My comment about AM was an attempt at "tongue-in-cheek"..
Ergo the "Conehead" reference.......;)
I had to look up "conehead" in Wikipedia to understand that one.
 
Oh please... 'Radio is dead to me, the good ol' days..blah...blah...blah.' Most of what you remember is revisionist history anyway.
 
Suppose there's an advanced civilization 10,000 light years away from us looking for radio signals from Earth? They might hear our broadcast signals of today, 10,000 years from now.
 
Radio sadly has already stopped
We are not talking just about broadcast radio... we are talking about any kind of radio frequency signal carrying data or information and that includes not just radio but everything that is on the part of the spectrum that can carry information.

Oh, and broadcast radio, which is used by nearly 90% of all people each week, has not stopped... it still has the broadest reach of any audio information and entertainment medium.
 
We are not talking just about broadcast radio... we are talking about any kind of radio frequency signal carrying data or information and that includes not just radio but everything that is on the part of the spectrum that can carry information.

Oh, and broadcast radio, which is used by nearly 90% of all people each week, has not stopped... it still has the broadest reach of any audio information and entertainment medium.
I should have clarified my statement, the FCC has killed radio
 

Oh! The FCC Media Bureau Chief told me more people would listen to radio if broadcasters would put something good on.​

 
I should have clarified my statement, the FCC has killed radio
If you mean by licensing too many stations for a market to support, too many bad daytime or highly directional AMs and too many translators, I agree.

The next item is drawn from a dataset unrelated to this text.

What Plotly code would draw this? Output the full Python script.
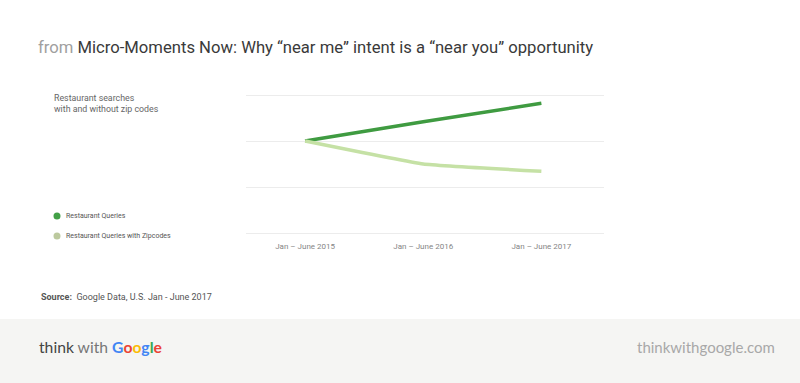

Oh! The FCC Media Bureau Chief told me more people would listen to radio if broadcasters would put something good on.​

And that shows why we don't depend on the government for things best "regulated" by market demands.

Except for the last 10 months, radio stations and groups spend considerable monies on research to find what people want to hear, both at the format level and the content-within-the-format level. Radio programming is based on what large enough groups of listeners want to hear and which groups, at the same time, are of interest to advertisers.

In Marketing 101, we learned that the best way to get a bad product off the market was to advertise it. Consumers showed, by their rejection, that the product was disliked. Were the government to be in charge, we'd all be driving Yugos.
 
that shows why we don't depend on the government for things best "regulated" by market demands.
Of course, the market may demand it, and it may even become legal, but the government can still mess with things.
You can buy CBD almost anywhere now, but if, ten days later, you still have even a trace in your system, it's a DUI.
 
If you mean by licensing too many stations for a market to support, too many bad daytime or highly directional AMs and too many translators, I agree.
I've allocated many FM channels and started many radio stations. None ever went broke or dark.